> [Source excerpt]
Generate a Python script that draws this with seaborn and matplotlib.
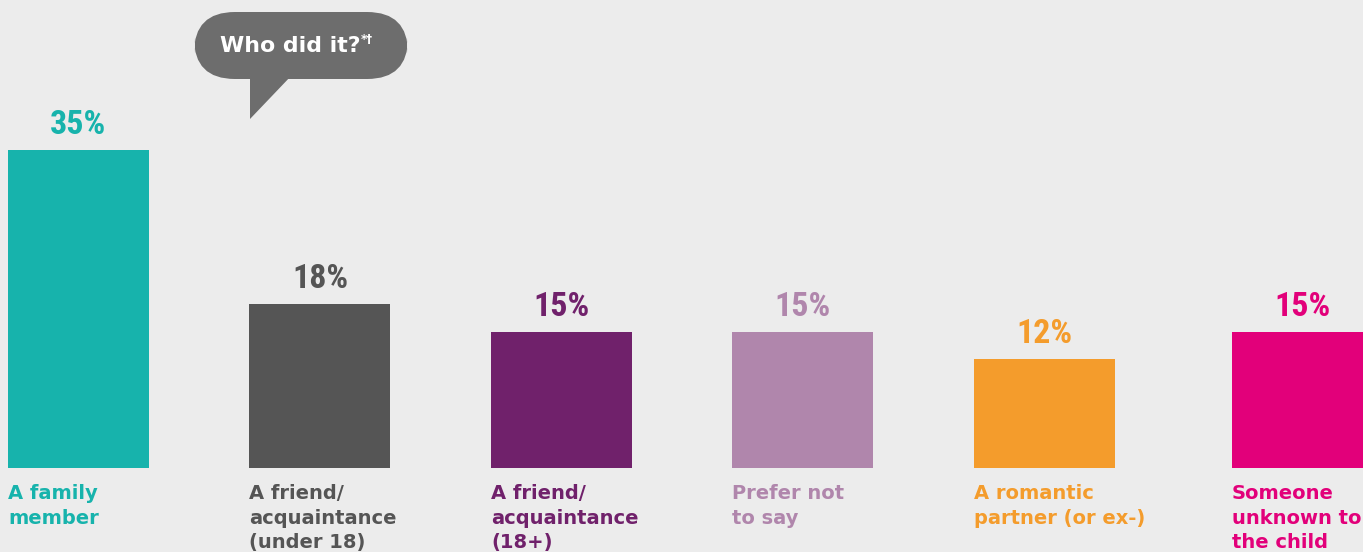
import matplotlib
matplotlib.use("Agg")
import matplotlib.pyplot as plt
from matplotlib import font_manager
import seaborn as sns
import pandas as pd
from matplotlib.patches import FancyBboxPatch, Polygon

categories = ["A family\nmember",
              "A friend/\nacquaintance\n(under 18)",
              "A friend/\nacquaintance\n(18+)",
              "Prefer not\nto say",
              "A romantic\npartner (or ex-)",
              "Someone\nunknown to\nthe child"]
values = [35, 18, 15, 15, 12, 15]
colors = ["#17B3AC", "#555555", "#70216B", "#B086AC", "#F49C2C", "#E2007A"]
positions = [0, 1, 2, 3, 4, 5.068]
title = "Who did it?"
title_sup = "*†"

bg = "#ECECEC"
sns.set_theme(style="white")
plt.rcParams["font.family"] = ["DejaVu Sans"]

# choose a condensed face for the percentage labels if one is installed
installed = {f.name for f in font_manager.fontManager.ttflist}
num_font, num_size = "DejaVu Sans", 19
for cand in ["Liberation Sans Narrow", "Roboto Condensed", "Open Sans Condensed",
             "DejaVu Sans Condensed"]:
    if cand in installed:
        num_font, num_size = cand, 24.5
        break

fig = plt.figure(figsize=(13.63, 5.52), dpi=100, facecolor=bg)
ax = fig.add_axes([0, 0, 1, 1])
ax.set_facecolor(bg)

df = pd.DataFrame({"pos": positions, "value": values, "cat": categories})
sns.barplot(data=df, x="pos", y="value", hue="cat", palette=colors,
            hue_order=categories, native_scale=True, dodge=False,
            width=0.584, legend=False, ax=ax, saturation=1, linewidth=0,
            edgecolor="none")

ax.set_xlim(-0.325, 5.319)
ax.set_ylim(-9.245, 51.5)
ax.axis("off")

for p, v, c, lab in zip(positions, values, colors, categories):
    ax.text(p, v + 1.0, f"{v}%", ha="center", va="bottom", color=c,
            fontsize=num_size, fontweight="bold", fontstretch="condensed",
            family=[num_font, "DejaVu Sans"])
    ax.text(p - 0.292, -1.78, lab, ha="left", va="top", color=c,
            fontsize=14, fontweight="bold", linespacing=1.36,
            family=["DejaVu Sans"])

# speech bubble (figure-fraction coordinates)
W, H = 1363, 552
bx0, by0, bx1, by1 = 194, 12, 408, 79
bubble = FancyBboxPatch((bx0 / W, 1 - by1 / H), (bx1 - bx0) / W, (by1 - by0) / H,
                        boxstyle="round,pad=0,rounding_size=0.03",
                        transform=fig.transFigure, facecolor="#6D6D6D",
                        edgecolor="none", mutation_aspect=W / H)
fig.patches.append(bubble)
tail = Polygon([(250 / W, 1 - 75 / H), (250 / W, 1 - 119 / H), (292 / W, 1 - 75 / H)],
               closed=True, transform=fig.transFigure, facecolor="#6D6D6D",
               edgecolor="none")
fig.patches.append(tail)
fig.text(220 / W, 1 - 46 / H, title, ha="left", va="center", color="white",
         fontsize=15.8, fontweight="bold", family=["DejaVu Sans"])
fig.text(361 / W, 1 - 40 / H, title_sup, ha="left", va="center", color="white",
         fontsize=8.5, fontweight="bold", family=["DejaVu Sans"])

fig.savefig("out.png", dpi=100, facecolor=bg)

> [What to produce]
Skip the pictures, please, and transcribe only the lines from the beginning of the material through the one that contains "from matplotlib.patches import".

> [The output]
Generate a Python script that draws this with seaborn and matplotlib.
import matplotlib
matplotlib.use("Agg")
import matplotlib.pyplot as plt
from matplotlib import font_manager
import seaborn as sns
import pandas as pd
from matplotlib.patches import FancyBboxPatch, Polygon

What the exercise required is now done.